Exercise aim:
From the first line of the data down to and including the line with "tableNames = ['Austria','Albania','Belgium','Bulgaria','Bosnia", copy everything exactly, leaving out pictures.
== Provided data
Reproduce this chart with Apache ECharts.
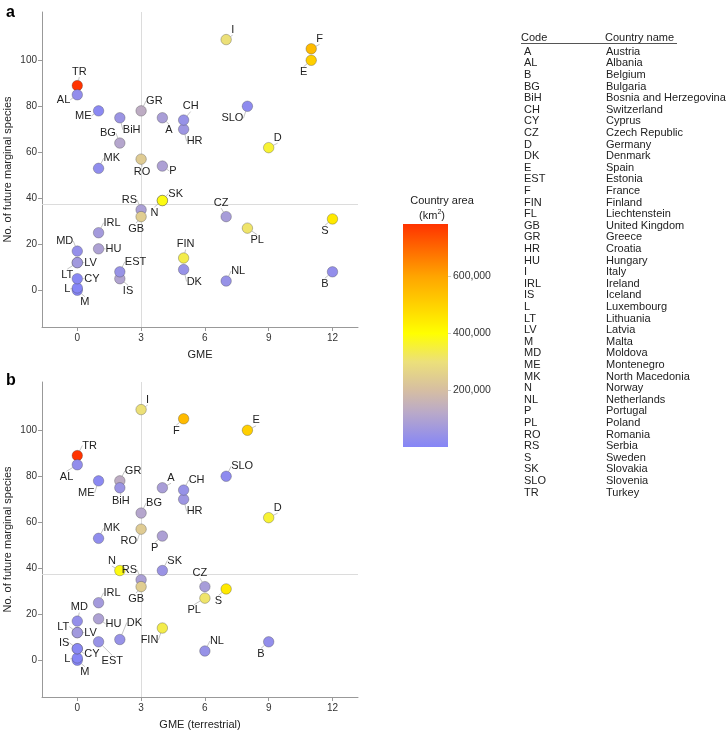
<!DOCTYPE html>
<html><head><meta charset="utf-8">
<script src="https://cdn.jsdelivr.net/npm/echarts@6/dist/echarts.min.js"></script>
<style>html,body{margin:0;padding:0;background:#fff}#c{width:728px;height:731px}</style>
</head><body><div id="c"></div>
<script>
// ---------- data ----------
const plotCodes = ['A','AL','B','BG','BiH','CH','CY','CZ','D','DK','E','EST','F','FIN','GB','GR','HR','HU','I','IRL','IS','L','LT','LV','M','MD','ME','MK','N','NL','P','PL','RO','RS','S','SK','SLO','TR'];
const species   = [75,85,8,64,75,74,5,32,62,9,100,8,105,14,32,78,70,18,109,25,5,1,12,12,0,17,78,53,39,4,54,27,57,35,31,39,80,89];
const gmeAll    = [4,0,12,2,2,5,0,7,9,5,11,2,11,5,3,3,5,1,7,1,2,0,0,0,0,0,1,1,4,7,4,8,3,3,12,4,8,0];
const gmeTerr   = [4,0,9,3,2,5,0,6,9,2,8,1,5,4,3,2,5,1,3,1,0,0,0,0,0,0,1,1,2,6,4,6,3,3,7,4,7,0];
const areaKm2   = [83879,28748,30689,110994,51197,41285,9251,78866,357022,42933,505990,45339,551695,338455,242495,131957,56594,93028,301340,70273,103000,2586,65300,64589,316,33846,13812,25713,385207,41543,92212,312696,238397,88361,450295,49035,20273,783562];
const xTicks = [0,3,6,9,12];
const yTicks = [0,20,40,60,80,100];
const areaTicks = [200000,400000,600000];
const refGME = 3;
const refSpecies = 37.3;
const tableCodes = ['A','AL','B','BG','BiH','CH','CY','CZ','D','DK','E','EST','F','FIN','FL','GB','GR','HR','HU','I','IRL','IS','L','LT','LV','M','MD','ME','MK','N','NL','P','PL','RO','RS','S','SK','SLO','TR'];
const tableNames = ['Austria','Albania','Belgium','Bulgaria','Bosnia and Herzegovina','Switzerland','Cyprus','Czech Republic','Germany','Denmark','Spain','Estonia','France','Finland','Liechtenstein','United Kingdom','Greece','Croatia','Hungary','Italy','Ireland','Iceland','Luxembourg','Lithuania','Latvia','Malta','Moldova','Montenegro','North Macedonia','Norway','Netherlands','Portugal','Poland','Romania','Serbia','Sweden','Slovakia','Slovenia','Turkey'];

// ---------- styling ----------
const FONT = 'Liberation Sans, Arial, sans-serif';
const AREA_MAX = 785000;
const cstops = [[0,'#8585f7'],[120000,'#b9a9c9'],[200000,'#d6bea2'],[300000,'#ece07a'],[400000,'#ffff00'],[600000,'#ffa500'],[785000,'#ff3300']];
function hex2rgb(h){return [1,3,5].map(i=>parseInt(h.substr(i,2),16));}
function colorAt(v){
  for(let i=0;i<cstops.length-1;i++){
    const [a,ca]=cstops[i],[b,cb]=cstops[i+1];
    if(v<=b){const t=(v-a)/(b-a);const A=hex2rgb(ca),B=hex2rgb(cb);
      return 'rgb('+A.map((x,k)=>Math.round(x+(B[k]-x)*t)).join(',')+')';}
  }
  return cstops[cstops.length-1][1];
}
const vmColors=[];for(let i=0;i<=100;i++)vmColors.push(colorAt(AREA_MAX*i/100));

const placeA = {A:'SE',AL:'WSW',B:'SW',BG:'NW',BiH:'SE',CH:'NNE',CY:'E',CZ:'NNW',D:'NE',DK:'SE',E:'SW',EST:'NE',F:'NE',FIN:'N',GB:'SSW',GR:'NE',HR:'SE',HU:'E',I:'NE',IRL:'NE',IS:'SE',L:'W',LT:'SW',LV:'E',M:'SE',MD:'NW',ME:'WSW',MK:'NE',N:'SW',NL:'NE',P:'ESE',PL:'SE',RO:'S',RS:'NW',S:'SW',SK:'ENE',SLO:'SW',TR:'N'};
const placeB = {A:'NE',AL:'SW',B:'SW',BG:'NE',BiH:'S',CH:'NE',CY:'ESE',CZ:'NNW',D:'NE',DK:'NE2',E:'NE',EST:'SE2',F:'SW',FIN:'SW',GB:'SSW',GR:'NE',HR:'SE',HU:'ESE',I:'NE',IRL:'NE',IS:'WNW',L:'W',LT:'WNW',LV:'E',M:'SE',MD:'N',ME:'SW',MK:'NE',N:'NW',NL:'NE',P:'SW',PL:'SW',RO:'SW',RS:'NW',S:'SW',SK:'NE',SLO:'NE',TR:'NE'};
const OFF = {NE:[5,-10,'left'],NE2:[7,-17,'left'],E:[7,0,'left'],ENE:[6,-7,'left'],ESE:[7,5,'left'],SE:[3,12,'left'],SE2:[3,19,'left'],S:[1,13,'center'],SSW:[-5,12,'center'],SW:[-4,12,'right'],W:[-7,1,'right'],WSW:[-7,5,'right'],WNW:[-8,-6,'right'],NW:[-4,-10,'right'],N:[2,-14,'center'],NNE:[7,-14,'center'],NNW:[-5,-14,'center']};

function makeData(gme){
  const d=[];
  for(let i=plotCodes.length-1;i>=0;i--) d.push({name:plotCodes[i],value:[gme[i],species[i],areaKm2[i]]});
  return d;
}
function layoutFn(place){
  return function(p){
    const o=OFF[place[p.text]]||OFF.NE;
    const cx=p.rect.x+p.rect.width/2, cy=p.rect.y+p.rect.height/2;
    return {x:cx+o[0], y:cy+o[1], align:o[2], verticalAlign:'middle'};
  };
}
function scatterSeries(idx,gme,place){
  return {
    type:'scatter', xAxisIndex:idx, yAxisIndex:idx, z:3,
    symbolSize:10.5,
    itemStyle:{borderColor:'rgba(60,60,60,0.55)',borderWidth:0.6,opacity:1},
    label:{show:true,formatter:'{b}',position:'inside',color:'#222',fontSize:11,fontFamily:FONT},
    labelLine:{show:true,lineStyle:{color:'#b5b5b5',width:0.8}},
    labelLayout:layoutFn(place),
    emphasis:{disabled:true},
    data:makeData(gme)
  };
}
function refSeries(idx){
  return {type:'scatter',xAxisIndex:idx,yAxisIndex:idx,data:[],z:1,silent:true,
    markLine:{z:1,silent:true,symbol:'none',label:{show:false},animation:false,
      lineStyle:{color:'#dcdcdc',type:'solid',width:1},
      data:[{xAxis:refGME},{yAxis:refSpecies}]}};
}
function xAx(idx,name){
  return {type:'value',gridIndex:idx,min:-1.66,max:13.2,name:name,nameLocation:'middle',nameGap:22,
    nameTextStyle:{color:'#222',fontSize:11,fontFamily:FONT},
    axisLine:{onZero:false,lineStyle:{color:'#999'}},axisTick:{show:true,length:4,customValues:xTicks,lineStyle:{color:'#999'}},
    axisLabel:{customValues:xTicks,color:'#333',fontSize:10,fontFamily:FONT,margin:6},splitLine:{show:false}};
}
function yAx(idx){
  return {type:'value',gridIndex:idx,min:-16,max:121,name:'No. of future marginal species',nameLocation:'middle',nameGap:29,
    nameTextStyle:{color:'#222',fontSize:11,fontFamily:FONT},
    axisLine:{show:true,onZero:false,lineStyle:{color:'#999'}},axisTick:{show:true,length:4,customValues:yTicks,lineStyle:{color:'#999'}},
    axisLabel:{customValues:yTicks,color:'#333',fontSize:10,fontFamily:FONT,margin:5},splitLine:{show:false}};
}

// table graphics
const graphics=[];
const rowY0=51.7, rowH=11.6;
graphics.push({type:'text',left:521,top:32,style:{text:'Code',fill:'#222',font:'11px '+FONT}});
graphics.push({type:'text',left:605,top:32,style:{text:'Country name',fill:'#222',font:'11px '+FONT}});
graphics.push({type:'line',shape:{x1:521,y1:43.5,x2:677,y2:43.5},style:{stroke:'#555',lineWidth:1}});
tableCodes.forEach((c,i)=>{
  graphics.push({type:'text',x:524,y:rowY0+i*rowH,style:{text:c,fill:'#222',font:'11px '+FONT,textVerticalAlign:'middle'}});
  graphics.push({type:'text',x:606,y:rowY0+i*rowH,style:{text:tableNames[i],fill:'#222',font:'11px '+FONT,textVerticalAlign:'middle'}});
});

const chart=echarts.init(document.getElementById('c'),null,{renderer:'canvas'});
chart.setOption({
  animation:false,
  backgroundColor:'#fff',
  title:[
    {text:'a',left:1,top:0,textStyle:{fontSize:16,fontWeight:'bold',color:'#000',fontFamily:FONT}},
    {text:'b',left:1,top:368,textStyle:{fontSize:16,fontWeight:'bold',color:'#000',fontFamily:FONT}},
    {text:'Country area',left:437,top:190,textAlign:'center',textStyle:{fontSize:11,fontWeight:'normal',color:'#222',fontFamily:FONT}},
    {text:'(km{s|2})',left:427,top:204,textAlign:'center',textStyle:{fontSize:11,fontWeight:'normal',color:'#222',fontFamily:FONT,rich:{s:{fontSize:7,verticalAlign:'top',padding:[0,0,6,0],color:'#222'}}}}
  ],
  grid:[
    {left:42,top:12,width:316,height:315},
    {left:42,top:382,width:316,height:315},
    {left:403,top:224,width:45,height:223}
  ],
  xAxis:[xAx(0,'GME'),xAx(1,'GME (terrestrial)'),
    {type:'category',gridIndex:2,data:['area'],show:false}],
  yAxis:[yAx(0),yAx(1),
    {type:'value',gridIndex:2,min:0,max:AREA_MAX,position:'right',
     axisLine:{show:false},axisTick:{show:true,length:3,customValues:areaTicks,lineStyle:{color:'#ccc'}},
     axisLabel:{customValues:areaTicks,color:'#333',fontSize:10.5,fontFamily:FONT,margin:5,
       formatter:v=>v.toLocaleString('en-US')},splitLine:{show:false}}],
  visualMap:{show:false,type:'continuous',min:0,max:AREA_MAX,dimension:2,seriesIndex:[2,3],inRange:{color:vmColors}},
  series:[
    refSeries(0),refSeries(1),
    scatterSeries(0,gmeAll,placeA),
    scatterSeries(1,gmeTerr,placeB),
    {type:'bar',xAxisIndex:2,yAxisIndex:2,barWidth:'100%',silent:true,
     data:[AREA_MAX],
     itemStyle:{color:new echarts.graphic.LinearGradient(0,0,0,1,
       cstops.map(s=>({offset:1-s[0]/AREA_MAX,color:s[1]})).reverse())}}
  ],
  graphic:graphics
});
</script></body></html>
====
Written response:
Reproduce this chart with Apache ECharts.
<!DOCTYPE html>
<html><head><meta charset="utf-8">
<script src="https://cdn.jsdelivr.net/npm/echarts@6/dist/echarts.min.js"></script>
<style>html,body{margin:0;padding:0;background:#fff}#c{width:728px;height:731px}</style>
</head><body><div id="c"></div>
<script>
// ---------- data ----------
const plotCodes = ['A','AL','B','BG','BiH','CH','CY','CZ','D','DK','E','EST','F','FIN','GB','GR','HR','HU','I','IRL','IS','L','LT','LV','M','MD','ME','MK','N','NL','P','PL','RO','RS','S','SK','SLO','TR'];
const species   = [75,85,8,64,75,74,5,32,62,9,100,8,105,14,32,78,70,18,109,25,5,1,12,12,0,17,78,53,39,4,54,27,57,35,31,39,80,89];
const gmeAll    = [4,0,12,2,2,5,0,7,9,5,11,2,11,5,3,3,5,1,7,1,2,0,0,0,0,0,1,1,4,7,4,8,3,3,12,4,8,0];
const gmeTerr   = [4,0,9,3,2,5,0,6,9,2,8,1,5,4,3,2,5,1,3,1,0,0,0,0,0,0,1,1,2,6,4,6,3,3,7,4,7,0];
const areaKm2   = [83879,28748,30689,110994,51197,41285,9251,78866,357022,42933,505990,45339,551695,338455,242495,131957,56594,93028,301340,70273,103000,2586,65300,64589,316,33846,13812,25713,385207,41543,92212,312696,238397,88361,450295,49035,20273,783562];
const xTicks = [0,3,6,9,12];
const yTicks = [0,20,40,60,80,100];
const areaTicks = [200000,400000,600000];
const refGME = 3;
const refSpecies = 37.3;
const tableCodes = ['A','AL','B','BG','BiH','CH','CY','CZ','D','DK','E','EST','F','FIN','FL','GB','GR','HR','HU','I','IRL','IS','L','LT','LV','M','MD','ME','MK','N','NL','P','PL','RO','RS','S','SK','SLO','TR'];
const tableNames = ['Austria','Albania','Belgium','Bulgaria','Bosnia and Herzegovina','Switzerland','Cyprus','Czech Republic','Germany','Denmark','Spain','Estonia','France','Finland','Liechtenstein','United Kingdom','Greece','Croatia','Hungary','Italy','Ireland','Iceland','Luxembourg','Lithuania','Latvia','Malta','Moldova','Montenegro','North Macedonia','Norway','Netherlands','Portugal','Poland','Romania','Serbia','Sweden','Slovakia','Slovenia','Turkey'];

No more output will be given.